2016 Life Sciences’ New Faculty

Our new faculty are at the forefront of life science research:


Ecology and Evolutionary Biology

  • Noa Pinter-Wollman, PhD studies animal societies to see how variation in individual behavior affects collective group behavior
  • Felipe Zapata, PhD studies plants to determine the origin, evolution and maintenance of plant biodiversity.

Integrative Biology and Physiology

  • Ketema Paul, PhD conducts neuroscience research to understand sleep disorders: how specific genes, molecules, and hormones impact sleep and wakefulness.
  • Gina Poe, PhD conducts research on how sleep affects memory and learning. Findings from her research are aimed at helping patients with PTSD, schizophrenia and depression. Poe is also co-director of the undergraduate program, Maximizing Access to Research Careers (MARC).
  • Roy Wollman, PhD studies how cells process information: How do cells process information in response to a changing environment? How do cells around a wound respond to the wound? What biological principles govern how a cell can respond?

Microbiology, Immunology & Molecular Genetics

  • Megan McEvoy, PhD studies bacterial systems, to learn how they regulate metal ions, with a goal of providing new strategies for broad-spectrum anti-microbial treatments. McEvoy is also the new faculty director of the undergraduate program, Maximizing Access to Research Careers (MARC).
  • Oliver Fregoso, PhD is doing research on HIV, to identify viral-host interactions necessary for pathogenesis and adaptation to new hosts

Molecular, Cell, and Developmental Biology

  • Jesse Zamudio, PhD is characterizing functional RNAs that are responsible for changes in cell state, that occur during development or when they turn cancerous.

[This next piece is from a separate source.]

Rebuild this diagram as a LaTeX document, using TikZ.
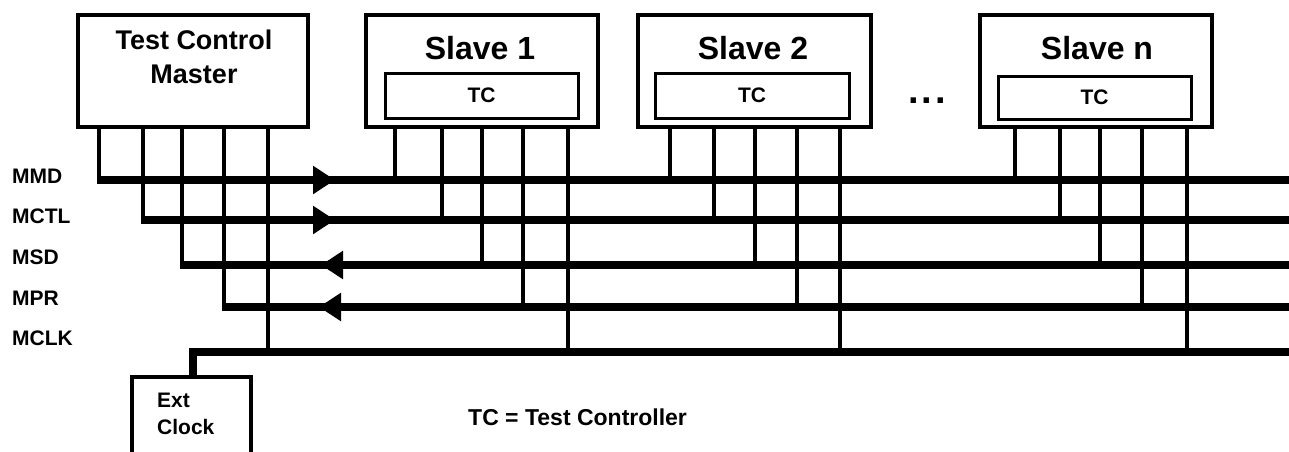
\documentclass[tikz,border=0pt]{standalone}
\usepackage{fontspec}
\setmainfont{Liberation Sans}
\usetikzlibrary{arrows.meta}
\begin{document}
\begin{tikzpicture}[x=1pt,y=-1pt,
  box/.style={draw,line width=4pt,anchor=north west,inner sep=0pt,outer sep=0pt},
  tcbox/.style={draw,line width=3pt,anchor=north west,inner sep=0pt,outer sep=0pt,
    font=\fontsize{21}{24}\selectfont\bfseries},
  title/.style={font=\fontsize{32}{36}\selectfont\bfseries,inner sep=0pt},
  mtitle/.style={font=\fontsize{27}{34}\selectfont\bfseries,align=center,inner sep=0pt},
  sig/.style={font=\fontsize{21}{24}\selectfont\bfseries,anchor=west,inner sep=0pt},
  stub/.style={line width=4pt},
  bus/.style={line width=8pt,line join=miter},
  tipR/.style={bus,-{Triangle[length=22pt,width=27pt]}},
]
\clip (0,0) rectangle (1289,451);
\useasboundingbox (0,0) rectangle (1289,451);

% bus end points at the right edge
\coordinate (MMD)  at (1289,180);
\coordinate (MCTL) at (1289,220);
\coordinate (MSD)  at (1289,265);
\coordinate (MPR)  at (1289,307);
\coordinate (MCLK) at (1289,352);

% master and slaves
\node[box,minimum width=230,minimum height=112] (master) at (78,15) {};
\node[mtitle,anchor=north] (mtxt) at (194,30) {Test Control\\Master};

\node[box,minimum width=232,minimum height=112] (s1) at (366,15) {};
\node[title] (s1txt) at (480,48) {Slave 1};
\node[tcbox,minimum width=193,minimum height=45] (tc1) at (385,73) {TC};

\node[box,minimum width=233,minimum height=112] (s2) at (638,15) {};
\node[title] (s2txt) at (753,48) {Slave 2};
\node[tcbox,minimum width=194,minimum height=45] (tc2) at (655,73) {TC};

\node[box,minimum width=232,minimum height=112] (sn) at (980,15) {};
\node[title] (sntxt) at (1097,48) {Slave n};
\node[tcbox,minimum width=193,minimum height=43] (tcn) at (998,76) {TC};

\node[font=\fontsize{38}{40}\selectfont\bfseries,inner sep=0pt,anchor=base] (dots) at (927,103) {.\kern3pt.\kern3pt.};

% external clock
\node[box,minimum width=119,minimum height=100] (ext) at (132,377) {};
\node[font=\fontsize{21}{27}\selectfont\bfseries,align=left,anchor=north west,inner sep=0pt]
  (exttxt) at (157,393) {Ext\\Clock};

% signal names
\node[sig] (lmmd)  at (12,176) {MMD};
\node[sig] (lmctl) at (12,216) {MCTL};
\node[sig] (lmsd)  at (12,257) {MSD};
\node[sig] (lmpr)  at (12,298) {MPR};
\node[sig] (lmclk) at (12,338) {MCLK};

\node[font=\fontsize{23}{26}\selectfont\bfseries,anchor=west,inner sep=0pt] (legend) at (468,417) {TC = Test Controller};

% stubs from the master
\foreach \x/\b in {99/MMD,143/MCTL,182/MSD,224/MPR,268/MCLK}
  \draw[stub] (\x,0 |- master.south) -- (\x,0 |- \b);
% stubs from the slaves
\foreach \x/\b in {395/MMD,442/MCTL,482/MSD,523/MPR,568/MCLK}
  \draw[stub] (\x,0 |- s1.south) -- (\x,0 |- \b);
\foreach \x/\b in {670/MMD,714/MCTL,755/MSD,797/MPR,840/MCLK}
  \draw[stub] (\x,0 |- s2.south) -- (\x,0 |- \b);
\foreach \x/\b in {1015/MMD,1060/MCTL,1100/MSD,1142/MPR,1187/MCLK}
  \draw[stub] (\x,0 |- sn.south) -- (\x,0 |- \b);

% buses
\draw[bus] (97,0 |- MMD) -- (MMD);
\draw[bus] (141,0 |- MCTL) -- (MCTL);
\draw[bus] (180,0 |- MSD) -- (MSD);
\draw[bus] (222,0 |- MPR) -- (MPR);
\draw[bus] (193,0 |- ext.north) |- (MCLK);

% direction marks
\draw[tipR] (290,0 |- MMD) -- (335,0 |- MMD);
\draw[tipR] (290,0 |- MCTL) -- (335,0 |- MCTL);
\draw[tipR] (370,0 |- MSD) -- (321,0 |- MSD);
\draw[tipR] (370,0 |- MPR) -- (319,0 |- MPR);
\end{tikzpicture}
\end{document}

  • Avishek Adhikari, PhD conducts research to learn how neural circuits in the brain can control specific symptoms of high anxiety,  such as avoidance of risk,  and increases in heart rate­– also,  how specific brain activity controls anxiety
  • Roselinde Kaiser, PhD is a clinical scientist who uses behavioral,  developmental,  and neuroscientific methods to understand major depression and related affective disorders.
  • Katherine Karlsgodt, PhD combines clinical research,  neuroscience,  and cognition to determine the neural basis of cognitive changes in neuropsychiatric disorders such as schizophrenia.